Hoax busting site Snopes facing financial shutdown

Hoax busting site Snopes facing financial shutdown

The scourge of conspiracy theorists and urban legend believers everywhere, Snopes.com is facing a financial crisis that could result in the website shutting down. Snopes was started in 1994 by the married couple of Barbara and David Mikkelson, who created the site in order to have a resource where people could debunk urban legends. Prior to the internet, urban legends would break out in various pockets of the country and would spread like wildfire with nothing to stop them. Some of these tall tales have gone on to ruin the reputations of prominent regional figures. In 2014, the couple divorced with Barbara Mikkelson selling her half of the site to a digital media corporation and that is where Snopes’ current problems seems to have originated.

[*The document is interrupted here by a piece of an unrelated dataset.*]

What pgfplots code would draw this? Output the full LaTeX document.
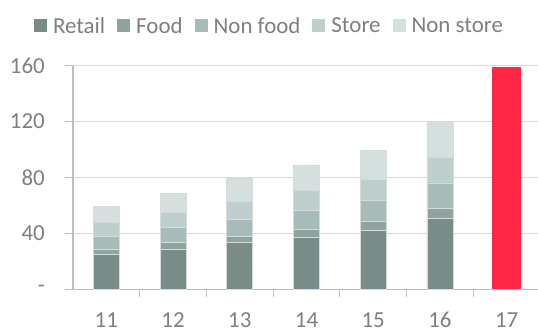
\documentclass[border=0pt]{standalone}
\usepackage{pgfplots}
\pgfplotsset{compat=1.18}
\usepackage{fontspec}
\setmainfont{Carlito}
\definecolor{cRetail}{HTML}{7A8C88}
\definecolor{cFood}{HTML}{8FA39F}
\definecolor{cNonfood}{HTML}{A7BBB8}
\definecolor{cStore}{HTML}{BFCFCD}
\definecolor{cNonstore}{HTML}{D5DFDD}
\definecolor{cRed}{HTML}{FF2646}
\definecolor{cText}{HTML}{7F7F7F}
\definecolor{cGrid}{HTML}{D9D9D9}
\definecolor{cAxis}{HTML}{BFBFBF}
\definecolor{cEdge}{HTML}{D3DCDA}
\begin{document}
\begin{tikzpicture}
\begin{axis}[
  at={(0,0)}, anchor=south west,
  scale only axis, width=467bp, height=223.6bp,
  ybar stacked, bar width=26bp,
  xmin=10.5, xmax=17.5, ymin=0, ymax=160,
  axis lines*=left,
  axis line style={cAxis, line width=1.2bp},
  ytick={0,40,80,120,160},
  yticklabels={-\hspace{12bp},40,80,120,160},
  ymajorgrids, grid style={cGrid, line width=1.2bp},
  xtick={11.5,12.5,...,16.5}, xticklabels={},
  extra x ticks={11,12,13,14,15,16,17},
  extra x tick labels={11,12,13,14,15,16,17},
  extra x tick style={tick style={draw=none}, grid=none},
  tick align=outside, major tick length=8bp,
  tick style={cAxis, line width=1.2bp},
  /pgf/number format/assume math mode=true,
  yticklabel style={font=\fontsize{23}{27}\selectfont, text=cText, inner sep=0pt, anchor=east, xshift=-20bp},
  xticklabel style={font=\fontsize{23}{27}\selectfont, text=cText, inner sep=0pt, anchor=north, yshift=-15bp},
  legend columns=-1,
  legend image code/.code={\fill[#1,draw=none] (0bp,-6.5bp) rectangle (13bp,6.5bp);},
  legend style={at={(-0.0835,1.1776)}, anchor=west, draw=none, fill=none,
    inner sep=0pt, outer sep=0pt, font=\fontsize{23}{27}\selectfont, text=cText,
    nodes={inner sep=0pt},
    /tikz/every odd column/.append style={column sep=6bp},
    /tikz/every even column/.append style={column sep=12bp}},
]
\addplot[fill=cRetail, draw=cEdge, line width=0.8bp] coordinates {(11,24.7) (12,28.6) (13,33.3) (14,37.1) (15,41.9) (16,50.7) (17,0)};
\addplot[fill=cFood, draw=cEdge, line width=0.8bp] coordinates {(11,3.9) (12,4.7) (13,4.3) (14,5.5) (15,6.4) (16,7.2) (17,0)};
\addplot[fill=cNonfood, draw=cEdge, line width=0.8bp] coordinates {(11,9.5) (12,11.0) (13,12.6) (14,14.0) (15,15.3) (16,18.2) (17,0)};
\addplot[fill=cStore, draw=cEdge, line width=0.8bp] coordinates {(11,10.0) (12,10.9) (13,12.4) (14,14.1) (15,15.2) (16,18.2) (17,0)};
\addplot[fill=cNonstore, draw=cEdge, line width=0.8bp] coordinates {(11,11.4) (12,13.4) (13,16.6) (14,18.1) (15,20.7) (16,25.9) (17,0)};
\addplot[fill=cRed, draw=none, /pgf/bar width=29bp] coordinates {(11,0) (12,0) (13,0) (14,0) (15,0) (16,0) (17,159)};
\legend{Retail,Food,Non food,Store,Non store}
\end{axis}
\pgfresetboundingbox
\path[use as bounding box] (-73bp,-42.7bp) rectangle (465bp,289.3bp);
\end{tikzpicture}
\end{document}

Snopes is accusing this digital media company of cutting off its advertising revenue stream in a power struggle for ownership of the site. According to the website SaveSnopes.com

Although we maintain editorial control (for now), the vendor will not relinquish the site’s hosting to our control, so we cannot modify the site, develop it, or — most crucially — place advertising on it. The vendor continues to insert their own ads and has been withholding the advertising revenue from us.

Because of this Snopes is going the crowd funding route by trying to raise $500,000 on the fund-raising site GoFundMe. As of this writing, Snopes has raised close to $350,000 toward its goal.

If Snopes were to close down, it’s almost a guarantee another site could rise from its ashes. However, none of them would have the cache and credibility Snopes does. Losing Snopes would not only embolden conspiracy theorists and partisan ‘news’ sites, it would also be a great loss of a plethora of investigative information that has had a big hand in trying to prevent ignorance on the internet.